Here is the first prototype, with the components mounted to a block of wood. I used a large heatsink as I'm still not sure how hot the device will get. Perhaps someone can point me at a good website that explains how to choose a heatsink for a triac?

This gave me the chance to measure the power output at different phases, seen here plotted alongside the theoretical curve (explained here). The kettle follows the theoretical curve very closely. The 60W incandescent lamp does not. I think this is because the coil resistance is very low when cold, so you get higher than expected current at low phases, hence higher power consumption. It is this property that causes incandescent bulbs to sometimes blow when you switch them on because of the inrush current.

The Hardware

I needed to fit all this into a box. I wanted it to have a standard UK mains socket on the top, so chose a box just big enough for this. This made it a bit of a challenge to fit the electronics inside. I don't have the facilities for making something like this, but a friend let me use his workshop, and then ended up doing all the work too. Many thanks John. Great job.

With the socket, IEC inlet, triac and fuse holder mounted, the inside of the box looked something like this. The power triac I'm using, the BTA25-600CW, has an insulated gate, so it is safe to mount it to the metal chassis. It is essential to earth the case too.

I'm still not sure how much of a heatsink I need. It was originally intended to mount a large finned heatsink on the outside of the box, but as the prototype never got remotely warm I decided to try with just the box as a heatsink for now.

To prevent any nuts falling off inside the case I've since glued them to the box, with the help of the Greek glue goddess, Araldite. That should help prevent any nasty accidents with loose nuts rattling round the inside of the box.

By mounting the JeeNode down one side of the case and the power interface board across the top of the earth pin, with the transformer mounted underneath, I managed to cram the boards into the available space. Here are the boards fitted together, and the underside of the power board. I also used a smaller transformer than the first prototype, to save space, the rs:732-0516.

I had some trouble mounting the JeeNode. I couldn't find any suitable card guides and the JeeNode has components mounted right up to the edge so is difficult to fit. The end result is a little unsatisfactory. For a second unit I will have to make a special mounting bracket. I'll have to buy a 3D printer for that I think :) But I found a strong compressible insulator, suitable for holding the boards in place - cork. Another two bits of cork were glued to the lid to hold the two boards firmly in place. I should emphasize here that the JeeNode is galvanically isolated from the mains voltage.

The most unsatisfactory part is the antenna. This is currently sticking out the side through a hole originally meant to hold a larger heat sink. I may try fitting it to the inside of the power outlet, wrapped around the edge. It won't work inside a metal box. I really need to be able to monitor signal strengths and I don't currently have the facilities. My one criticism of the RFM12B radio board / JeeNode combination would be that access to RSSI data is poor.

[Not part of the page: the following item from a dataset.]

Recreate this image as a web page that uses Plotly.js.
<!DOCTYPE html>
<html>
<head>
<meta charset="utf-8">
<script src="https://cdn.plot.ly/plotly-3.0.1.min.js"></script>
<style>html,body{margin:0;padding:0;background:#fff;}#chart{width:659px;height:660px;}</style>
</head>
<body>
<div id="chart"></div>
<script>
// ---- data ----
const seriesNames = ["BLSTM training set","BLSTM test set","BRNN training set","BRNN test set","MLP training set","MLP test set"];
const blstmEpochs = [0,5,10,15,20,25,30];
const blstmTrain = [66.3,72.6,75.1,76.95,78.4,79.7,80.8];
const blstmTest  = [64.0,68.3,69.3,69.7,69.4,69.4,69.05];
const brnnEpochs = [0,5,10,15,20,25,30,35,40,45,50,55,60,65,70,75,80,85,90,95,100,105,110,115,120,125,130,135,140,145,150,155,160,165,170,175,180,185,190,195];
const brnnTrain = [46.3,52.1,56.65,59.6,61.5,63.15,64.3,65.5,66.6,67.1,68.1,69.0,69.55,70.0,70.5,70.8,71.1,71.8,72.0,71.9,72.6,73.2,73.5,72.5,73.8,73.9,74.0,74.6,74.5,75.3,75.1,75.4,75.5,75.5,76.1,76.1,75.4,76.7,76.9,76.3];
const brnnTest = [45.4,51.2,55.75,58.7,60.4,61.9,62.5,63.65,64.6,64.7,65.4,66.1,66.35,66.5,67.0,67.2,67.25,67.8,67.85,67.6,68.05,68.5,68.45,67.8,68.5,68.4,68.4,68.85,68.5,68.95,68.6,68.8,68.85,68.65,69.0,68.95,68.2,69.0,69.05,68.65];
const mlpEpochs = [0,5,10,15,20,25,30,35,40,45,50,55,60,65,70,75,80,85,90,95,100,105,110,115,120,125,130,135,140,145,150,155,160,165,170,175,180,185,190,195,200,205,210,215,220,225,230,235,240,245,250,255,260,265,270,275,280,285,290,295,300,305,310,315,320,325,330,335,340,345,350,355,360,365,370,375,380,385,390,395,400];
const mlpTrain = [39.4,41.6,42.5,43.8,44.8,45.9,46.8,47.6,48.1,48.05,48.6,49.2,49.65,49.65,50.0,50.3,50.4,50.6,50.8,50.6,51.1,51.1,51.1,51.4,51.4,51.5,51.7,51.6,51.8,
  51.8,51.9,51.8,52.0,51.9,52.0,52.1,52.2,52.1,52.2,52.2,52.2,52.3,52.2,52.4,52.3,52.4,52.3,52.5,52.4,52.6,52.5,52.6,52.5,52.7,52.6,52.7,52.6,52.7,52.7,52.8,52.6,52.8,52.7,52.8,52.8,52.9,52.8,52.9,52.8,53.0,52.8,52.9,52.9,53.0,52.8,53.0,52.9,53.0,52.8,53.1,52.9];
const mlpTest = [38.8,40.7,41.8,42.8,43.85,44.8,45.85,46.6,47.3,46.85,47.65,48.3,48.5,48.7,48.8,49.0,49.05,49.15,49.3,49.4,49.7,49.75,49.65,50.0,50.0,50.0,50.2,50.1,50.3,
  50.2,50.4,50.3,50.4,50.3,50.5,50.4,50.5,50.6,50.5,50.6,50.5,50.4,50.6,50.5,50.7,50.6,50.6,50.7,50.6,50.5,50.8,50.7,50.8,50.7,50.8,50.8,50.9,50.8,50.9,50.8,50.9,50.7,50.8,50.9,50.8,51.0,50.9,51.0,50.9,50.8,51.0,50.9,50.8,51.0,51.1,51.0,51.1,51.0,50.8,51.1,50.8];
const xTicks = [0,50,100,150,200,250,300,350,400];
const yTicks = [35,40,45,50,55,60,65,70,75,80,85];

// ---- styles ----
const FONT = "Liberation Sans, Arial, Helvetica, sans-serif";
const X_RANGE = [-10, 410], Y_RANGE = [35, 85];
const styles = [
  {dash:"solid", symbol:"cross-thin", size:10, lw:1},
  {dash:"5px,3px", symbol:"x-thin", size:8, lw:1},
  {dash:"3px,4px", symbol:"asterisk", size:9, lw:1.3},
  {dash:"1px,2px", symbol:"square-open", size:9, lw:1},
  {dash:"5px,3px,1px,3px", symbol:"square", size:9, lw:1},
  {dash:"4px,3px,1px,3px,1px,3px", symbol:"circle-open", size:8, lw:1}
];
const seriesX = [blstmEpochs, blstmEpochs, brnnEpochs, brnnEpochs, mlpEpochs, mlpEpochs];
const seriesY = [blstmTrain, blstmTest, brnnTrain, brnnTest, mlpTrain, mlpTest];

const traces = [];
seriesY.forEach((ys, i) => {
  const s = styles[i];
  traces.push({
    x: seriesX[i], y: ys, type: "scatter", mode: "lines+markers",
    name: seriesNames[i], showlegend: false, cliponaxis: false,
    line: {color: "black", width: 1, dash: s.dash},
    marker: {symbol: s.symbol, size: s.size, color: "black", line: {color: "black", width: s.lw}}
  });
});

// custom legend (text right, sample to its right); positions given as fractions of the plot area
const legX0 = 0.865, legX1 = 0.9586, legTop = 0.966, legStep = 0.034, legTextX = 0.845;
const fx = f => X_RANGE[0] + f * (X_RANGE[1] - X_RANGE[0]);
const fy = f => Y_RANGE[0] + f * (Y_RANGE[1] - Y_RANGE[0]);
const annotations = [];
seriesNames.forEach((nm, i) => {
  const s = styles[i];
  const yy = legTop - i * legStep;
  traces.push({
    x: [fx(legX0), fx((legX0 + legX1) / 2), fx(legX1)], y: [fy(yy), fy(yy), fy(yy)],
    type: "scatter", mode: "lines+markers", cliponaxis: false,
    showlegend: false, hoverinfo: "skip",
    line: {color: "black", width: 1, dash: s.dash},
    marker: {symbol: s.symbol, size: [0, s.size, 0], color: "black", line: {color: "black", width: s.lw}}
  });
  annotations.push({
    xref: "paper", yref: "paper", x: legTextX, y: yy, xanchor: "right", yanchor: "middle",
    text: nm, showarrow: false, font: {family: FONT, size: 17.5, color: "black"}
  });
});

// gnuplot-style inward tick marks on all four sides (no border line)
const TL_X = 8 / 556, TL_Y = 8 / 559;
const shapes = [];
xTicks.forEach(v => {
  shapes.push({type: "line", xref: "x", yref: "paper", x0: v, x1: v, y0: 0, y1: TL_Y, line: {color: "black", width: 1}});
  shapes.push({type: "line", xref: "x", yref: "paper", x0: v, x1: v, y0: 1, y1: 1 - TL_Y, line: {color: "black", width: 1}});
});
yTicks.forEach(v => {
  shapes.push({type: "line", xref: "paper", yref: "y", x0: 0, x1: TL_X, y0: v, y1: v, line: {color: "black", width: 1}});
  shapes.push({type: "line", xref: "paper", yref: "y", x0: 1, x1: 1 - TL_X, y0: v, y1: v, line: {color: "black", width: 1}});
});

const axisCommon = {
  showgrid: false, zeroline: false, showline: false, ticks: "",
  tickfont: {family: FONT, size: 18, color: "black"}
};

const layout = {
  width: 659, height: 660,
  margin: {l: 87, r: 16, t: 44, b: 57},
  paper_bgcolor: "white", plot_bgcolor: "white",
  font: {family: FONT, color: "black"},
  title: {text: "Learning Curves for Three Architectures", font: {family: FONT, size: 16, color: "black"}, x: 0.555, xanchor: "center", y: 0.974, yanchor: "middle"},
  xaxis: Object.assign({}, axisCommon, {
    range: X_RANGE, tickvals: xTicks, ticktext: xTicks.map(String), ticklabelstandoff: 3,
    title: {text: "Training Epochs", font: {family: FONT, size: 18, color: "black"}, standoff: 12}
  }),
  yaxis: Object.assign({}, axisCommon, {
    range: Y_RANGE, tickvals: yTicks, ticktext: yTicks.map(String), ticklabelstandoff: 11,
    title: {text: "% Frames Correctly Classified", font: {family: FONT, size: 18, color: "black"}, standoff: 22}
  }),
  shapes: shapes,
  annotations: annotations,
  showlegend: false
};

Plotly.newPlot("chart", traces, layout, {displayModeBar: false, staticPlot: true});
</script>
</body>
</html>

And here is the finished product. Not much larger than a standard UK mains pattress.

I can monitor the case temperature in software so I can keep an eye on it. I'm still not sure about the heatsink requirements. My temperature sensor data is pushed to cosm, so you can watch it too. From cold it typically looks like the graph below. This shows a rapid warming up to its operating temperature, caused by the heating of the transformer mainly. This rises when switching a load. I haven't run the load long enough yet to see at what temperature it levels off at. That will determine if the existing casing is adequate, or if I need some additional heat sinking. One of the joys of cosm is that you can set triggers to eg. send you an email if data goes above a pre-set level.

The Software

Having chosen a radio interface, I also needed some network infrastructure to get the two or more devices to talk to each other. I chose a star network architecture for now. I hope to develop a mesh system if I have the time at a later date. The triac controller board is in two parts, the triac controller and the radio interface. I've made the triac controller into a library so that can be reused in other projects.

triac.cpp triac.h

Only one triac output is currently supported. Sharing the timer1 control between multiple triac outputs would be possible.

#include <triac.h>

// Specify the hardware pins and interrupt line 
#define TRIAC_PIN 5
#define ZERO_CROSSING_PIN 3
#define ZERO_CROSSING_IRQ 1

// Provide functions to read the zero crossing state
// and write to the triac gate.

static void set_triac(bool on)
{
    // function to write to triac control hardware, e.g.
    digitalWrite(TRIAC_PIN, on);
}

static bool get_zero(void)
{
    // function to read zero crossing state, e.g.
    return digitalRead(ZERO_CROSSING_PIN);
}

// Create a Triac instance
static Triac triac(set_triac, get_zero);

Initialise the triac object in the setup() function.

void setup(void) {
  triac.init(ZERO_CROSSING_IRQ);
  ...
}

The only other interaction that is needed is to set or read the triac phase. This is expressed as a percentage from 0% to 100%.

void loop(void) {
    ...
    triac.set_percent(x);
    ...
    uint8_t p = triac.get_percent();
    ...
}

The radio code and the network software are currently work in progress. At the core of the kettle control algorithm is a simple proportional control loop. This reads the energy meter to see how much excess solar power is available, and feeds this back to set the power level of the triac. There is a look up table to convert percent power into percent phase, so that the control system acts in a linear way. The devices communicate using a broker system.